Minced vegetable croquettes in a creamy sauce

Ingredients

For the Kofta:
300 GMS. Potatoes

2 tbsp. each of crumbled paneer, khoya and thick cream

4-5 cashewnuts chopped

1 tbsp. raisins

2-3 finely chopped green chilies

1/4 tsp. sugar

1 tsp. coriander powder

1 tsp. cumin powder

1 tsp. red-chili powder

1/2 tsp. cardamom powder

Salt according to taste

3 tbsp. cooking oil or ghee (clarified butter)

Oil for frying the koftas

For the gravy:
2 medium onions,chopped

3 garlic pods,crushed

1 tsp. ginger,crushed

3 large tomatoes,pureed

1 tsp. red-chili powder

1/2 tsp. garam masala powder

1/2 tsp. coriander powder

1/2 tsp. cumin powder

2 tsp. powdered poppy seeds

1 tbsp. grounded peanuts/cashewnut

Method

1. Boil the potatoes till tender. Peel, mash and add salt to taste. Keep aside.
2. Mix all the other ingredients for the kofta into a paste.
3. Make rounds of the potato dough and place a little of the prepared mixture in the center of each round.
4. Seal the edges and shape into koftas.
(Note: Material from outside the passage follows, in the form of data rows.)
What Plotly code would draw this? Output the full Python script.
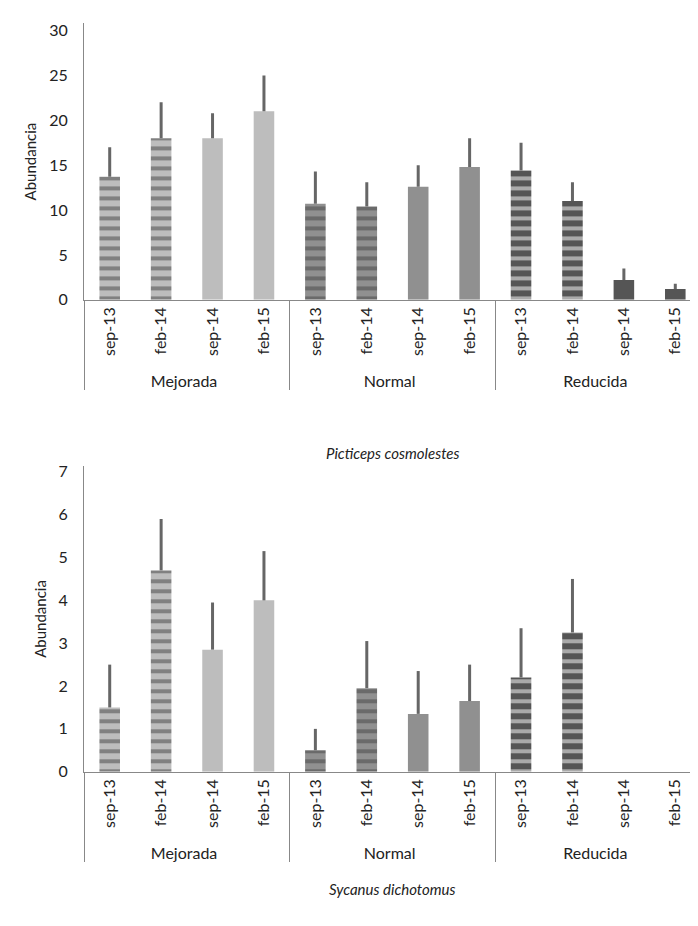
import plotly.graph_objects as go
from plotly.subplots import make_subplots

groups = ["Mejorada"]*4 + ["Normal"]*4 + ["Reducida"]*4
dates = ["sep-13", "feb-14", "sep-14", "feb-15"]*3
pc_vals = [13.7, 18.0, 18.0, 21.0, 10.7, 10.4, 12.6, 14.8, 14.4, 11.0, 2.2, 1.2]
pc_err = [3.3, 4.0, 2.8, 4.0, 3.6, 2.7, 2.4, 3.2, 3.1, 2.1, 1.3, 0.6]
sd_vals = [1.5, 4.7, 2.85, 4.0, 0.5, 1.95, 1.35, 1.65, 2.2, 3.25, 0, 0]
sd_err = [1.0, 1.2, 1.1, 1.15, 0.5, 1.1, 1.0, 0.85, 1.15, 1.25, 0, 0]
titles = ["Picticeps cosmolestes", "Sycanus dichotomus"]

base = {"Mejorada": "#bdbdbd", "Normal": "#909090", "Reducida": "#555555"}
stripe = {"Mejorada": "#6a6a6a", "Normal": "#6a6a6a", "Reducida": "#717171"}
colors = [base[g] for g in groups]
fg = [stripe[g] for g in groups]
shapes = ["-", "-", "", ""]*3

fig = make_subplots(rows=2, cols=1)
for i, (v, e) in enumerate([(pc_vals, pc_err), (sd_vals, sd_err)]):
    fig.add_trace(go.Bar(
        x=[groups, dates], y=v,
        marker=dict(color=colors, line=dict(width=0),
                    pattern=dict(shape=shapes, fgcolor=fg, size=10, solidity=0.4)),
        error_y=dict(type="data", array=e, symmetric=False, arrayminus=[0]*12,
                     color="#666666", thickness=3, width=0),
        width=0.4, showlegend=False), row=i+1, col=1)

ax = dict(showline=True, linecolor="#888888", linewidth=1, ticks="", showgrid=False,
          tickfont=dict(size=16, color="#222"), zeroline=False)
fig.update_xaxes(**ax, tickangle=-90, showdividers=True, dividercolor="#888888", dividerwidth=1)
fig.update_yaxes(**ax)
for r, rng, dt, dom in [(1, [0, 30.8], 5, [0.6876, 0.994]), (2, [0, 7.13], 1, [0.1644, 0.503])]:
    fig.update_yaxes(range=rng, dtick=dt, domain=dom, row=r, col=1, ticklabelstandoff=12,
                     title=dict(text="Abundancia", font=dict(size=15, color="#222"), standoff=8))

for t, yp in zip(titles, [447, 896]):
    fig.add_annotation(text=f"<i>{t}</i>", xref="paper", yref="paper", x=0.5,
                       y=(916 - yp) / 906, showarrow=False, font=dict(size=15, color="#222"))

fig.update_layout(width=698, height=926, margin=dict(l=76, r=5, t=10, b=10),
                  plot_bgcolor="white", paper_bgcolor="white",
                  font=dict(family="Lato", size=15, color="#222"), bargap=0.5)
fig.write_html("out.html")
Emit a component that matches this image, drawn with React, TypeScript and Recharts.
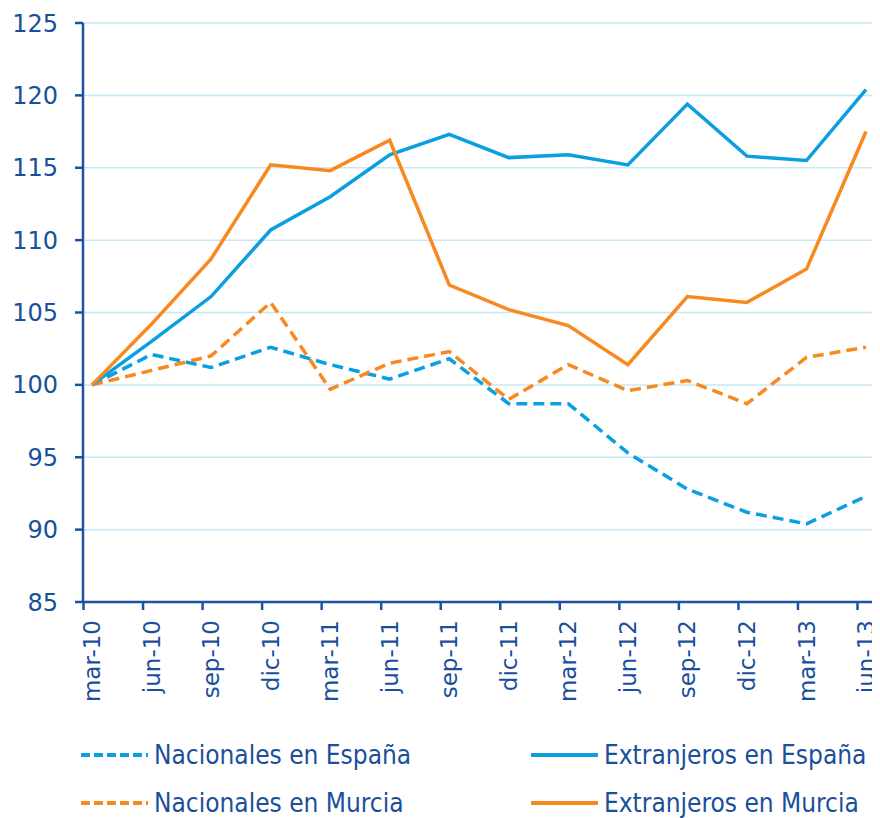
import React from "react";
import { LineChart, Line, XAxis, YAxis, CartesianGrid, Legend } from "recharts";

const categories = ["mar-10", "jun-10", "sep-10", "dic-10", "mar-11", "jun-11", "sep-11", "dic-11", "mar-12", "jun-12", "sep-12", "dic-12", "mar-13", "jun-13"];
const nacionalesEspana = [100, 102.1, 101.2, 102.6, 101.4, 100.4, 101.8, 98.7, 98.7, 95.3, 92.8, 91.2, 90.4, 92.3];
const extranjerosEspana = [100, 103.0, 106.1, 110.7, 113.0, 115.9, 117.3, 115.7, 115.9, 115.2, 119.4, 115.8, 115.5, 120.4];
const nacionalesMurcia = [100, 101.0, 102.0, 105.7, 99.7, 101.5, 102.3, 99.0, 101.4, 99.6, 100.3, 98.7, 101.9, 102.6];
const extranjerosMurcia = [100, 104.2, 108.7, 115.2, 114.8, 116.9, 106.9, 105.2, 104.1, 101.4, 106.1, 105.7, 108.0, 117.5];
const yTicks = [85, 90, 95, 100, 105, 110, 115, 120, 125];

const data = categories.map((c, i) => ({
  cat: c,
  nacEsp: nacionalesEspana[i],
  extEsp: extranjerosEspana[i],
  nacMur: nacionalesMurcia[i],
  extMur: extranjerosMurcia[i],
}));

const BLUE = "#0a9fe0";
const ORANGE = "#f7891f";
const AXIS = "#1d52a1";
const TEXT = "#1a4f9c";
const GRID = "#c9e8f6";

const XTick = (props: any) => {
  const { x, y, payload } = props;
  const axisY = y - 18;
  return (
    <g>
      <line x1={x - 8.5} x2={x - 8.5} y1={axisY} y2={axisY + 8} stroke={AXIS} strokeWidth={2.5} />
      <text
        x={x}
        y={y}
        dy="0.35em"
        textAnchor="end"
        transform={`rotate(-90, ${x}, ${y})`}
        fill={TEXT}
        fontSize={23}
        fontFamily="DejaVu Sans"
      >
        {payload.value}
      </text>
    </g>
  );
};

const legendItems = [
  { label: "Nacionales en España", color: BLUE, dashed: true, left: 72, top: 43 },
  { label: "Extranjeros en España", color: BLUE, dashed: false, left: 522, top: 43 },
  { label: "Nacionales en Murcia", color: ORANGE, dashed: true, left: 72, top: 91 },
  { label: "Extranjeros en Murcia", color: ORANGE, dashed: false, left: 522, top: 91 },
];

const LegendContent = () => (
  <div style={{ position: "relative", width: 872, height: 106 }}>
    {legendItems.map((it) => (
      <div
        key={it.label}
        style={{
          position: "absolute",
          left: it.left,
          top: it.top - 16,
          height: 32,
          display: "flex",
          alignItems: "center",
        }}
      >
        <svg width={70} height={10} style={{ display: "block" }}>
          <line
            x1={1}
            x2={68}
            y1={5}
            y2={5}
            stroke={it.color}
            strokeWidth={4}
            strokeDasharray={it.dashed ? "9 4" : undefined}
          />
        </svg>
        <span
          style={{
            marginLeft: 4,
            fontFamily: "DejaVu Sans Condensed",
            fontSize: 26,
            color: TEXT,
            whiteSpace: "nowrap",
            lineHeight: "32px",
          }}
        >
          {it.label}
        </span>
      </div>
    ))}
  </div>
);

export default function App() {
  return (
    <LineChart width={872} height={810} data={data} margin={{ top: 15, right: 4, left: 0, bottom: 0 }} style={{ overflow: "visible" }}>
      <CartesianGrid horizontal vertical={false} stroke={GRID} strokeWidth={1.5} />
      <XAxis
        dataKey="cat"
        interval={0}
        height={110}
        tickSize={8}
        tickMargin={10}
        tickLine={false}
        tick={<XTick />}
        padding={{ left: 9, right: 10 }}
        axisLine={{ stroke: AXIS, strokeWidth: 2.5 }}
      />
      <YAxis
        domain={[85, 125]}
        ticks={yTicks}
        interval={0}
        width={75}
        tickSize={8}
        tickMargin={17}
        tick={{ fill: TEXT, fontSize: 24, fontFamily: "DejaVu Sans" }}
        tickLine={{ stroke: AXIS, strokeWidth: 2.5 }}
        axisLine={{ stroke: AXIS, strokeWidth: 2.5 }}
      />
      <Legend verticalAlign="bottom" content={<LegendContent />} wrapperStyle={{ left: 0, width: 872 }} />
      <Line type="linear" dataKey="nacEsp" name="Nacionales en España" stroke={BLUE} strokeWidth={3.5} strokeDasharray="11 6" dot={false} isAnimationActive={false} />
      <Line type="linear" dataKey="nacMur" name="Nacionales en Murcia" stroke={ORANGE} strokeWidth={3.5} strokeDasharray="11 6" dot={false} isAnimationActive={false} />
      <Line type="linear" dataKey="extEsp" name="Extranjeros en España" stroke={BLUE} strokeWidth={3.5} dot={false} isAnimationActive={false} />
      <Line type="linear" dataKey="extMur" name="Extranjeros en Murcia" stroke={ORANGE} strokeWidth={3.5} dot={false} isAnimationActive={false} />
    </LineChart>
  );
}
Deep fry each kofta till golden brown. Drain and keep aside.
5. Blend together the onions, ginger, garlic and the poppy seeds and fry in 3 tbsp. of oil till brown and the oil begins to separate.
6. Add the pureed tomatoes, grounded peanuts and the masala powders.
7. When the gravy will begin to thicken, add some malai (cream) to thicken it some more. Mix in some water if necessary.
8. When the gravy comes to a boil, add the koftas.
9. Heat through and serve.

Notes

The koftas should be put in just before eating the dish or else they will turn soggy.